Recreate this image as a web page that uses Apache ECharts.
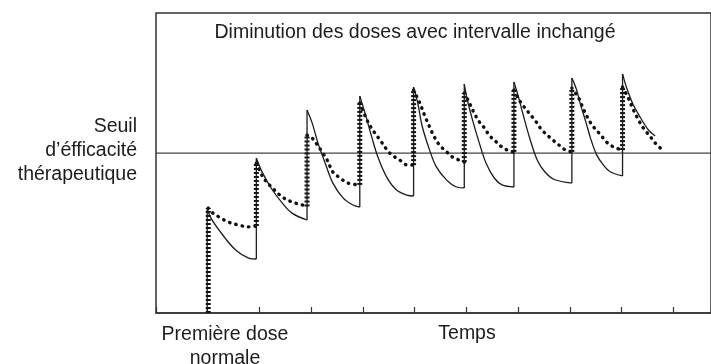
<!DOCTYPE html>
<html lang="fr">
<head>
<meta charset="utf-8">
<title>Diminution des doses avec intervalle inchangé</title>
<script src="https://cdn.jsdelivr.net/npm/echarts@6/dist/echarts.min.js"></script>
<style>
  html, body { margin: 0; padding: 0; background: #fff; }
  #chart { width: 711px; height: 364px; }
</style>
</head>
<body>
<div id="chart"></div>
<script>
// Concentration (0–100) over time, one unit = one dosing interval.
// Each inner array is one decay after a dose: [time, concentration].
const solidCurve = [
  [[0.99, 35], [1.06, 31.7], [1.29, 26], [1.54, 21], [1.79, 18.3], [1.94, 18]],
  [[1.94, 51.7], [2.06, 46.7], [2.25, 41], [2.44, 36.7], [2.63, 33.3], [2.92, 31]],
  [[2.92, 67.7], [3.02, 63.3], [3.13, 56.7], [3.27, 50], [3.42, 43.3], [3.62, 38.3], [3.81, 36], [3.94, 35.3]],
  [[3.94, 72.3], [4.04, 66.7], [4.17, 58.7], [4.29, 52], [4.46, 45.3], [4.65, 41], [4.85, 39.3], [4.98, 39]],
  [[4.98, 75.3], [5.06, 70], [5.15, 62], [5.29, 54.3], [5.42, 48.7], [5.62, 44.3], [5.81, 42], [5.96, 41.7]],
  [[5.96, 76.3], [6.02, 71], [6.12, 64.3], [6.25, 56.7], [6.38, 50], [6.54, 45], [6.69, 42.7], [6.92, 42]],
  [[6.92, 77], [7.0, 72.5], [7.1, 66], [7.23, 58], [7.37, 51], [7.52, 47], [7.7, 44.5], [8.04, 43.3]],
  [[8.04, 78.3], [8.12, 75], [8.21, 69.3], [8.31, 63.7], [8.4, 58.3], [8.52, 52.7], [8.65, 49.3], [8.79, 47], [9.02, 45.7]],
  [[9.02, 79.7], [9.1, 75], [9.23, 69.3], [9.37, 65], [9.52, 61], [9.65, 59]]
];

const dottedCurve = [
  [[1.01, 35], [1.1, 33.3], [1.25, 31.7], [1.4, 30.3], [1.6, 29.3], [1.79, 28.7], [1.94, 29]],
  [[1.94, 50], [2.08, 45], [2.25, 41.7], [2.44, 38.7], [2.63, 37], [2.83, 36], [2.92, 35.5]],
  [[2.92, 59.3], [3.02, 58.3], [3.12, 56], [3.21, 53.7], [3.31, 51], [3.42, 47], [3.56, 45], [3.71, 43.3], [3.94, 42.7]],
  [[3.94, 70], [4.08, 64.3], [4.19, 61], [4.33, 57.7], [4.52, 53.3], [4.71, 51], [4.87, 49.3], [4.98, 49.3]],
  [[4.98, 74.3], [5.1, 70], [5.19, 66], [5.29, 62], [5.38, 58.7], [5.48, 56], [5.62, 53.7], [5.73, 52], [5.96, 50.3]],
  [[5.96, 73.3], [6.06, 70], [6.15, 66.7], [6.25, 63.7], [6.35, 61.7], [6.44, 59.3], [6.58, 57], [6.69, 55.3], [6.83, 54], [6.92, 53.7]],
  [[6.92, 74.3], [7.02, 71], [7.21, 66.7], [7.35, 63.7], [7.46, 61], [7.63, 58.3], [7.79, 56], [7.92, 54.3], [8.04, 53.7]],
  [[8.04, 75], [8.17, 71.7], [8.27, 67.7], [8.37, 64.3], [8.46, 62], [8.6, 59.3], [8.71, 57], [8.85, 55.3], [9.02, 54.3]],
  [[9.02, 75.3], [9.13, 71.7], [9.23, 67.7], [9.33, 64.3], [9.42, 61.7], [9.56, 58.7], [9.65, 56.7], [9.75, 55]]
];

const thresholdLevel = 53.3;
const timeMax = 10.73;
const concentrationMax = 100;

const titleText = 'Diminution des doses avec intervalle inchangé';
const thresholdLabel = 'Seuil\nd\u2019éfficacité\nthérapeutique';
const firstDoseLabel = 'Première dose\nnormale';
const timeLabel = 'Temps';

const ink = '#1c1c1c';
const font = '"Liberation Sans", Arial, Helvetica, sans-serif';
const textFont = '19.5px ' + font;

const chart = echarts.init(document.getElementById('chart'), null, { renderer: 'canvas' });

const series = [];

// Reference threshold across the whole plot
series.push({
  type: 'line',
  data: [[0, thresholdLevel], [timeMax, thresholdLevel]],
  symbol: 'none',
  silent: true,
  lineStyle: { color: '#444', width: 1.2 },
  z: 1
});

function addCurve(segments, riseStyle, decayStyle, z) {
  segments.forEach((seg, i) => {
    const start = seg[0];
    const before = i === 0 ? 0 : segments[i - 1][segments[i - 1].length - 1][1];
    // vertical jump at each dose
    series.push({
      type: 'line',
      data: [[start[0], before], [start[0], start[1]]],
      symbol: 'none',
      silent: true,
      lineStyle: riseStyle,
      z: z
    });
    // elimination between doses
    series.push({
      type: 'line',
      data: seg,
      smooth: 0.35,
      symbol: 'none',
      silent: true,
      lineStyle: decayStyle,
      z: z
    });
  });
}

addCurve(dottedCurve,
  { color: '#111', width: 5, type: [2, 2], cap: 'butt' },
  { color: '#111', width: 3.4, type: [0.5, 6], cap: 'round' }, 2);

addCurve(solidCurve,
  { color: ink, width: 1.3 },
  { color: ink, width: 1.3 }, 3);

chart.setOption({
  animation: false,
  backgroundColor: '#fff',
  grid: {
    left: 156, top: 13, right: -5, bottom: 51,
    show: true, borderColor: '#333', borderWidth: 1.5, backgroundColor: 'transparent'
  },
  xAxis: {
    type: 'value', min: 0, max: timeMax, interval: 1,
    axisLine: { show: true, lineStyle: { color: '#333', width: 1.5 } },
    axisTick: { show: true, inside: true, length: 6, lineStyle: { color: '#333', width: 1.2 } },
    axisLabel: { show: false },
    splitLine: { show: false }
  },
  yAxis: {
    type: 'value', min: 0, max: concentrationMax,
    axisLine: { show: false }, axisTick: { show: false },
    axisLabel: { show: false }, splitLine: { show: false }
  },
  series: series,
  graphic: [
    {
      type: 'text', x: 415, y: 33,
      style: { text: titleText, font: textFont, fill: ink, textAlign: 'center', textVerticalAlign: 'middle' }
    },
    {
      type: 'text', x: 137, y: 151,
      style: { text: thresholdLabel, font: textFont, fill: ink, textAlign: 'right', textVerticalAlign: 'middle', lineHeight: 24 }
    },
    {
      type: 'text', x: 225, y: 347,
      style: { text: firstDoseLabel, font: textFont, fill: ink, textAlign: 'center', textVerticalAlign: 'middle', lineHeight: 24 }
    },
    {
      type: 'text', x: 467, y: 334,
      style: { text: timeLabel, font: textFont, fill: ink, textAlign: 'center', textVerticalAlign: 'middle' }
    }
  ]
});
</script>
</body>
</html>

THE PROBLEM
Your copy of the data should match it exactly, except that pictures are left out.

RESULT OF THIS EXERCISE
Recreate this image as a web page that uses Apache ECharts.
<!DOCTYPE html>
<html lang="fr">
<head>
<meta charset="utf-8">
<title>Diminution des doses avec intervalle inchangé</title>
<script src="https://cdn.jsdelivr.net/npm/echarts@6/dist/echarts.min.js"></script>
<style>
  html, body { margin: 0; padding: 0; background: #fff; }
  #chart { width: 711px; height: 364px; }
</style>
</head>
<body>
<div id="chart"></div>
<script>
// Concentration (0–100) over time, one unit = one dosing interval.
// Each inner array is one decay after a dose: [time, concentration].
const solidCurve = [
  [[0.99, 35], [1.06, 31.7], [1.29, 26], [1.54, 21], [1.79, 18.3], [1.94, 18]],
  [[1.94, 51.7], [2.06, 46.7], [2.25, 41], [2.44, 36.7], [2.63, 33.3], [2.92, 31]],
  [[2.92, 67.7], [3.02, 63.3], [3.13, 56.7], [3.27, 50], [3.42, 43.3], [3.62, 38.3], [3.81, 36], [3.94, 35.3]],
  [[3.94, 72.3], [4.04, 66.7], [4.17, 58.7], [4.29, 52], [4.46, 45.3], [4.65, 41], [4.85, 39.3], [4.98, 39]],
  [[4.98, 75.3], [5.06, 70], [5.15, 62], [5.29, 54.3], [5.42, 48.7], [5.62, 44.3], [5.81, 42], [5.96, 41.7]],
  [[5.96, 76.3], [6.02, 71], [6.12, 64.3], [6.25, 56.7], [6.38, 50], [6.54, 45], [6.69, 42.7], [6.92, 42]],
  [[6.92, 77], [7.0, 72.5], [7.1, 66], [7.23, 58], [7.37, 51], [7.52, 47], [7.7, 44.5], [8.04, 43.3]],
  [[8.04, 78.3], [8.12, 75], [8.21, 69.3], [8.31, 63.7], [8.4, 58.3], [8.52, 52.7], [8.65, 49.3], [8.79, 47], [9.02, 45.7]],
  [[9.02, 79.7], [9.1, 75], [9.23, 69.3], [9.37, 65], [9.52, 61], [9.65, 59]]
];

const dottedCurve = [
  [[1.01, 35], [1.1, 33.3], [1.25, 31.7], [1.4, 30.3], [1.6, 29.3], [1.79, 28.7], [1.94, 29]],
  [[1.94, 50], [2.08, 45], [2.25, 41.7], [2.44, 38.7], [2.63, 37], [2.83, 36], [2.92, 35.5]],
  [[2.92, 59.3], [3.02, 58.3], [3.12, 56], [3.21, 53.7], [3.31, 51], [3.42, 47], [3.56, 45], [3.71, 43.3], [3.94, 42.7]],
  [[3.94, 70], [4.08, 64.3], [4.19, 61], [4.33, 57.7], [4.52, 53.3], [4.71, 51], [4.87, 49.3], [4.98, 49.3]],
  [[4.98, 74.3], [5.1, 70], [5.19, 66], [5.29, 62], [5.38, 58.7], [5.48, 56], [5.62, 53.7], [5.73, 52], [5.96, 50.3]],
  [[5.96, 73.3], [6.06, 70], [6.15, 66.7], [6.25, 63.7], [6.35, 61.7], [6.44, 59.3], [6.58, 57], [6.69, 55.3], [6.83, 54], [6.92, 53.7]],
  [[6.92, 74.3], [7.02, 71], [7.21, 66.7], [7.35, 63.7], [7.46, 61], [7.63, 58.3], [7.79, 56], [7.92, 54.3], [8.04, 53.7]],
  [[8.04, 75], [8.17, 71.7], [8.27, 67.7], [8.37, 64.3], [8.46, 62], [8.6, 59.3], [8.71, 57], [8.85, 55.3], [9.02, 54.3]],
  [[9.02, 75.3], [9.13, 71.7], [9.23, 67.7], [9.33, 64.3], [9.42, 61.7], [9.56, 58.7], [9.65, 56.7], [9.75, 55]]
];

const thresholdLevel = 53.3;
const timeMax = 10.73;
const concentrationMax = 100;

const titleText = 'Diminution des doses avec intervalle inchangé';
const thresholdLabel = 'Seuil\nd\u2019éfficacité\nthérapeutique';
const firstDoseLabel = 'Première dose\nnormale';
const timeLabel = 'Temps';

const ink = '#1c1c1c';
const font = '"Liberation Sans", Arial, Helvetica, sans-serif';
const textFont = '19.5px ' + font;

const chart = echarts.init(document.getElementById('chart'), null, { renderer: 'canvas' });

const series = [];

// Reference threshold across the whole plot
series.push({
  type: 'line',
  data: [[0, thresholdLevel], [timeMax, thresholdLevel]],
  symbol: 'none',
  silent: true,
  lineStyle: { color: '#444', width: 1.2 },
  z: 1
});

function addCurve(segments, riseStyle, decayStyle, z) {
  segments.forEach((seg, i) => {
    const start = seg[0];
    const before = i === 0 ? 0 : segments[i - 1][segments[i - 1].length - 1][1];
    // vertical jump at each dose
    series.push({
      type: 'line',
      data: [[start[0], before], [start[0], start[1]]],
      symbol: 'none',
      silent: true,
      lineStyle: riseStyle,
      z: z
    });
    // elimination between doses
    series.push({
      type: 'line',
      data: seg,
      smooth: 0.35,
      symbol: 'none',
      silent: true,
      lineStyle: decayStyle,
      z: z
    });
  });
}

addCurve(dottedCurve,
  { color: '#111', width: 5, type: [2, 2], cap: 'butt' },
  { color: '#111', width: 3.4, type: [0.5, 6], cap: 'round' }, 2);

addCurve(solidCurve,
  { color: ink, width: 1.3 },
  { color: ink, width: 1.3 }, 3);

chart.setOption({
  animation: false,
  backgroundColor: '#fff',
  grid: {
    left: 156, top: 13, right: -5, bottom: 51,
    show: true, borderColor: '#333', borderWidth: 1.5, backgroundColor: 'transparent'
  },
  xAxis: {
    type: 'value', min: 0, max: timeMax, interval: 1,
    axisLine: { show: true, lineStyle: { color: '#333', width: 1.5 } },
    axisTick: { show: true, inside: true, length: 6, lineStyle: { color: '#333', width: 1.2 } },
    axisLabel: { show: false },
    splitLine: { show: false }
  },
  yAxis: {
    type: 'value', min: 0, max: concentrationMax,
    axisLine: { show: false }, axisTick: { show: false },
    axisLabel: { show: false }, splitLine: { show: false }
  },
  series: series,
  graphic: [
    {
      type: 'text', x: 415, y: 33,
      style: { text: titleText, font: textFont, fill: ink, textAlign: 'center', textVerticalAlign: 'middle' }
    },
    {
      type: 'text', x: 137, y: 151,
      style: { text: thresholdLabel, font: textFont, fill: ink, textAlign: 'right', textVerticalAlign: 'middle', lineHeight: 24 }
    },
    {
      type: 'text', x: 225, y: 347,
      style: { text: firstDoseLabel, font: textFont, fill: ink, textAlign: 'center', textVerticalAlign: 'middle', lineHeight: 24 }
    },
    {
      type: 'text', x: 467, y: 334,
      style: { text: timeLabel, font: textFont, fill: ink, textAlign: 'center', textVerticalAlign: 'middle' }
    }
  ]
});
</script>
</body>
</html>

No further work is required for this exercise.